§ Work to do: Look through the material below. Copy every line with the string "this" in it.

§ Extracted material:
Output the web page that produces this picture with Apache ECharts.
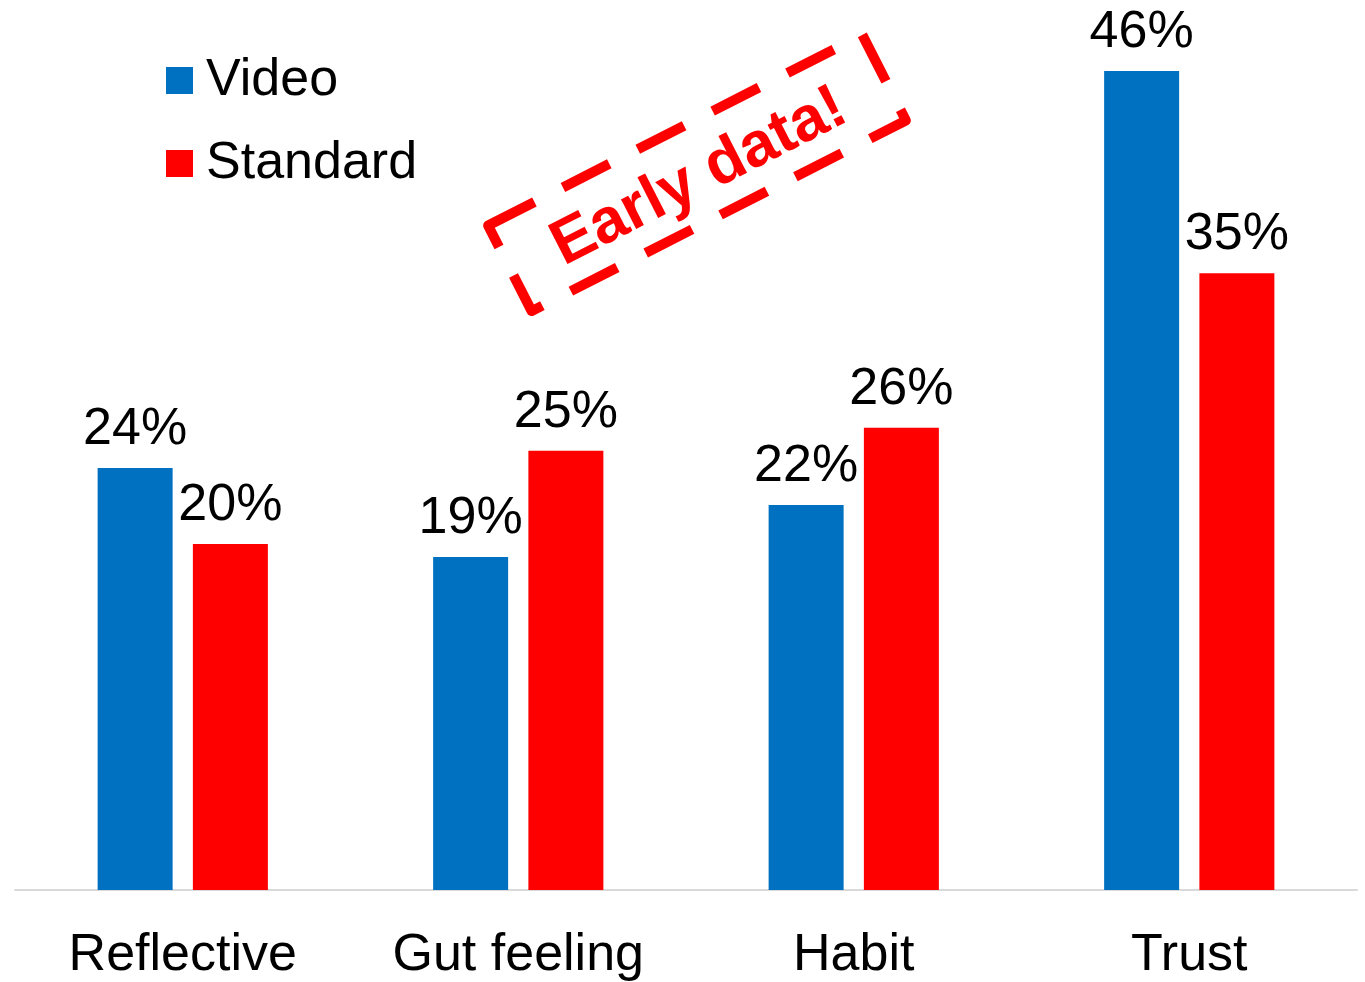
<!DOCTYPE html>
<html>
<head>
<meta charset="utf-8">
<script src="https://cdn.jsdelivr.net/npm/echarts@6/dist/echarts.min.js"></script>
<style>
html,body{margin:0;padding:0;background:#fff;}
#chart{width:1365px;height:982px;}
</style>
</head>
<body>
<div id="chart"></div>
<script>
const categories = ['Reflective', 'Gut feeling', 'Habit', 'Trust'];
const seriesNames = ['Video', 'Standard'];
const videoValues = [23.85, 18.82, 21.76, 46.3];
const standardValues = [19.56, 24.83, 26.13, 34.87];
const stampText = 'Early data!';

const FONT = '"Liberation Sans", Arial, sans-serif';
const chart = echarts.init(document.getElementById('chart'), null, {renderer: 'canvas'});

const labelCfg = {
  show: true,
  position: 'top',
  distance: 12,
  color: '#000',
  fontFamily: FONT,
  fontSize: 52,
  lineHeight: 52,
  formatter: p => Math.round(p.value) + '%'
};

chart.setOption({
  animation: false,
  backgroundColor: '#fff',
  grid: {left: 15, right: 8, top: 5.5, bottom: 90, containLabel: false},
  legend: {
    orient: 'vertical',
    left: 161,
    top: 48,
    itemWidth: 27,
    itemHeight: 27,
    itemGap: 28,
    icon: 'rect',
    textStyle: {fontFamily: FONT, fontSize: 52, lineHeight: 52, color: '#000', padding: [3, 0, 0, 8]},
    data: seriesNames
  },
  xAxis: {
    type: 'category',
    data: categories,
    axisLine: {show: true, lineStyle: {color: '#d9d9d9', width: 2}},
    axisTick: {show: false},
    axisLabel: {fontFamily: FONT, fontSize: 52, lineHeight: 52, color: '#000', margin: 40, interval: 0}
  },
  yAxis: {
    type: 'value',
    min: 0,
    max: 50,
    show: false,
    splitLine: {show: false}
  },
  series: [
    {
      name: seriesNames[0],
      type: 'bar',
      data: videoValues,
      barWidth: 75,
      barGap: '27%',
      itemStyle: {color: '#0070C0'},
      label: labelCfg
    },
    {
      name: seriesNames[1],
      type: 'bar',
      data: standardValues,
      barWidth: 75,
      barGap: '27%',
      itemStyle: {color: '#FF0000'},
      label: labelCfg
    }
  ],
  graphic: [
    {
      type: 'group',
      x: 697,
      y: 173,
      rotation: 27 * Math.PI / 180,
      children: [
        {
          type: 'rect',
          shape: {x: -210, y: -48, width: 420, height: 96},
          style: {fill: 'none', stroke: '#FF0000', lineWidth: 10, lineDash: [52, 32], lineJoin: 'round'}
        },
        {
          type: 'text',
          x: 0,
          y: 5,
          style: {
            text: stampText,
            align: 'center',
            verticalAlign: 'middle',
            font: 'bold 63px "Liberation Sans", Arial, sans-serif',
            fill: '#FF0000'
          }
        }
      ]
    }
  ]
});
</script>
</body>
</html>
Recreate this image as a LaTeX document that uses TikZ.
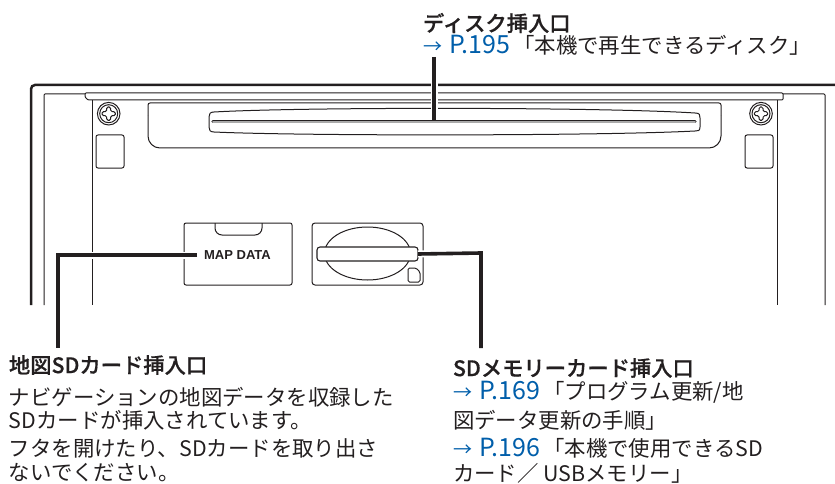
\documentclass[tikz,border=0pt]{standalone}
\usepackage{fontspec}
\setmainfont{Noto Sans CJK JP}
\newfontfamily\headfont[FakeBold=0.6]{Noto Sans CJK JP Medium}
\newfontfamily\mapfont{Liberation Sans}
\usetikzlibrary{positioning}
\definecolor{line_color}{RGB}{35,31,32}
\definecolor{link_color}{RGB}{0,94,170}
\definecolor{slot_color}{RGB}{170,170,170}
\newcommand{\seepage}[1]{\textcolor{link_color}{\fontsize{19}{25}\selectfont →\hspace{7pt}\fontsize{25}{25}\selectfont P.#1}\hspace{3pt}}
\begin{document}
\begin{tikzpicture}[x=1pt,y=-1pt]
    \tikzstyle{every node} = [inner sep=0pt, outer sep=0pt, text=line_color]
    \tikzstyle{part} = [draw=line_color, line width=1pt]
    \tikzstyle{leader} = [draw=line_color, line width=3.6pt, line join=miter]
    \tikzstyle{halo} = [draw=white, line width=7pt]
    \tikzstyle{head} = [anchor=west, font=\fontsize{21.3}{25}\selectfont\headfont]
    \tikzstyle{body} = [anchor=west, font=\fontsize{21.4}{25}\selectfont]
    \useasboundingbox (0,0) rectangle (835,484);
    % housing
    \draw[line_color, line width=2.5pt, rounded corners=4pt] (31,305) -- (31,85) -- (835,85);
    \draw[part, rounded corners=1pt] (44,305) -- (44,94) -- (85,94);
    \draw[part, rounded corners=1pt] (783,94) -- (825,94) -- (825,305);
    \draw[part, rounded corners=1pt] (85,93) -- (783,93) -- (783,100) -- (88,100) -- (85,97) -- cycle;
    \draw[part] (92,100) -- (92,305);
    \draw[part] (777,100) -- (777,305);
    % screws and squares
    \foreach \name/\xs in {left/108.7, right/761} {
        \draw[part] (\xs,113.7) circle (11.3);
        \draw[part] (\xs,113.7) circle (9);
        \draw[part, rounded corners=1.5pt] (\xs-2,107) -- (\xs+2,107) -- (\xs+2,111.7) -- (\xs+6.7,111.7) -- (\xs+6.7,115.7) -- (\xs+2,115.7) -- (\xs+2,120.4) -- (\xs-2,120.4) -- (\xs-2,115.7) -- (\xs-6.7,115.7) -- (\xs-6.7,111.7) -- (\xs-2,111.7) -- cycle;
    }
    \draw[part, rounded corners=2pt] (96,135) rectangle (124,168);
    \draw[part, rounded corners=2pt] (745,135) rectangle (773,168);
    % disc bay
    \draw[part, rounded corners=2pt] (148,116) -- (148,103) -- (721,103) -- (721,116);
    \draw[part, rounded corners=12pt] (148,116) -- (148,148) -- (721,148) -- (721,116);
    \draw[part] (214,112) .. controls (300,107) and (600,107) .. (695,113) .. controls (700,113) and (700,115) .. (700,118) -- (700,127) .. controls (700,131) and (698,131) .. (695,131) .. controls (600,136) and (300,136) .. (214,132) .. controls (210,132) and (209,130) .. (209,127) -- (209,117) .. controls (209,114) and (210,112) .. (214,112) -- cycle;
    \draw[line_color, line width=3.2pt, line cap=round] (213,121.7) -- (695,121.7);
    \draw[slot_color, line width=1.8pt, line cap=round] (213,121.7) -- (695,121.7);
    % map data card
    \draw[part, rounded corners=2pt] (184,223) rectangle (292,285);
    \draw[part, rounded corners=7pt] (215,223) -- (215,235) -- (262,235) -- (262,223);
    \node (map_text) at (237.5,255) {\fontsize{13}{13}\selectfont\mapfont\bfseries MAP DATA};
    % sd slot
    \node[draw=line_color, line width=1pt, rounded corners=3pt, minimum width=111pt, minimum height=62pt] (sd_box) at (367.5,254) {};
    \draw[part] (367.5,253.5) ellipse (43 and 26.5);
    \node[draw=line_color, fill=white, line width=1.1pt, rounded corners=3pt, minimum width=101pt, minimum height=14pt] (sd_slot) at (367.5,254) {};
    \draw[part, fill=white, rounded corners=1.5pt] (408,268) -- (416,268) -- (420,272) -- (420,282) -- (408,282) -- cycle;
    % labels
    \node[head] (disc_head) at (423,23) {ディスク挿入口};
    \node[body] (disc_link) at (423,45) {\seepage{195}「本機で再生できるディスク」};
    \node[head] (map_head) at (9,365) {地図SDカード挿入口};
    \node[body] (map_a) at (9,397) {ナビゲーションの地図データを収録した};
    \node[body] (map_b) at (9,420) {SDカードが挿入されています。};
    \node[body] (map_c) at (9,448) {フタを開けたり、SDカードを取り出さ};
    \node[body] (map_d) at (9,473) {ないでください。};
    \node[head] (sd_head) at (453,368) {SDメモリーカード挿入口};
    \node[body] (sd_a) at (453,392) {\seepage{169}「プログラム更新/地};
    \node[body] (sd_b) at (453,420) {図データ更新の手順」};
    \node[body] (sd_c) at (453,448) {\seepage{196}「本機で使用できるSD};
    \node[body] (sd_d) at (453,473.5) {カード／ USBメモリー」};
    % leaders
    \coordinate (disc_top) at (434,57);
    \coordinate (disc_end) at (434,120);
    \coordinate (map_bend) at (58,255);
    \coordinate (map_start) at (197,255);
    \coordinate (map_end) at (58,348);
    \coordinate (sd_bend) at (481,253);
    \coordinate (sd_end) at (481,348);
    \draw[halo] (disc_top) -- (disc_end);
    \draw[leader] (disc_top) -- (disc_end);
    \draw[halo] (map_start) -- (map_bend);
    \draw[leader] (map_start) -- (map_bend) -- (map_end);
    \draw[halo] (sd_slot.east) -- (sd_bend);
    \draw[leader] (sd_slot.east) -- (sd_bend) -- (sd_end);
\end{tikzpicture}
\end{document}
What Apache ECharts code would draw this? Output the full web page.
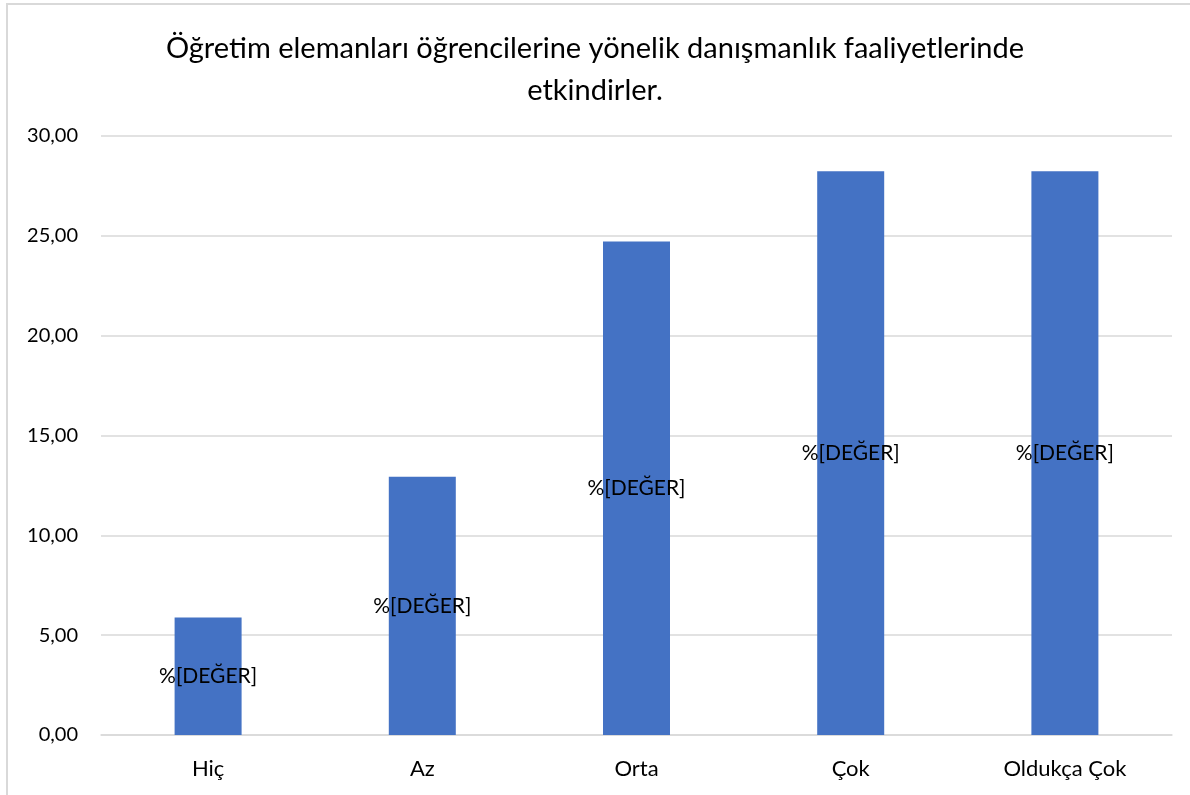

§ Written answer:
Output the web page that produces this picture with Apache ECharts.
Recreate this image as a LaTeX document that uses TikZ.
What Apache ECharts code would draw this? Output the full web page.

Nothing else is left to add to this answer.